While I like phones that provide some level of entertainment, this is first and foremost an excellent phone. The call quality is great, the speakers and volume controls are nice and loud, and battery life is exceptional.
The form factor has changed from the second generation Chocolate (VX8550), transforming from a slider into a clamshell. I’ve been rather partial to slider phones, but the transition to my first flip-phone has been quite painless. I love the large screen on the outside that displays important phone information and is customizable with full-color backgrounds. I chose the black version of the phone and although it is so shiny that it attracts fingerprints, I like the way the outside screen practically disappears when inactive. I also was glad to see that the back of the phone is made of a soft touch material that feels great in the hand and should resist scratches.
The inside screen is beautiful, bright, and easy to read. The menus have been greatly improved over the last Chocolate, and I found the directional pad much easier to use than the navigation wheel on the previous generation. Those who are partial to the older Chocolate’s navigation wheel will be pleased to find a similar wheel placed prominently under the outside screen which allows the user to scroll through options while the phone is closed.
The keypad on this phone is one of the most spacious that I have seen. It should be extremely easy for anyone with large fingers to use the phone for dialing or texting.
This phone has been designed to render your digital music player completely unnecessary. Not only does it have a whopping 1GB of memory built right in, it also supports adding microSD cards up to 8GB. Popular music formats are supported, including mp3, wma, and unprotected AAC and AAC+. The music player works flawlessly and can even be used while texting or browsing the web. Sound quality is excellent and many will appreciate the inclusion of a standard size headphone jack.
The phone includes a 2.0 megapixel camera and camcorder that supports photos up to 1600×1200 and videos up to 320×240. A basic photo editor is included for zooming, rotating, and cropping pictures.
This device seems less restricted by Verizon’s firmware than previous phones, as I was able to send an mp3 directly to the phone from an AT&T device – something that was impossible on the VX8550. A USB cable that doubles as a charger is included with the phone and allows syncing of music or access to the microSD card from your computer.

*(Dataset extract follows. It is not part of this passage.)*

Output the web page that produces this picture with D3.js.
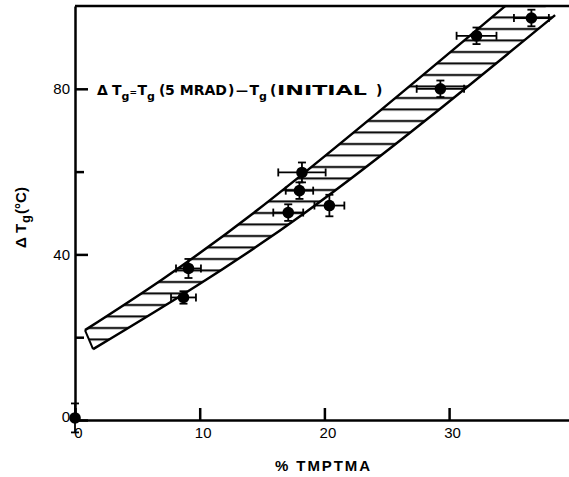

While Verizon still restricts using stored mp3s as ringtones, I have been able to easily drag-and-drop files directly into my ringtones folder using BitPim.
The coolest feature on the phone has got to be the FM transmitter. You can tune to any unused FM station on your car stereo, set the phone to the same station, and listen to the music that you’ve stored on the phone through your car stereo speakers.
I adore this phone. It’s a delicious-looking number that does exactly what it’s supposed to. Even though the last several weeks of trying to find a suitable phone and wireless provider have been rather stressful, I am glad that I stumbled across this little gem.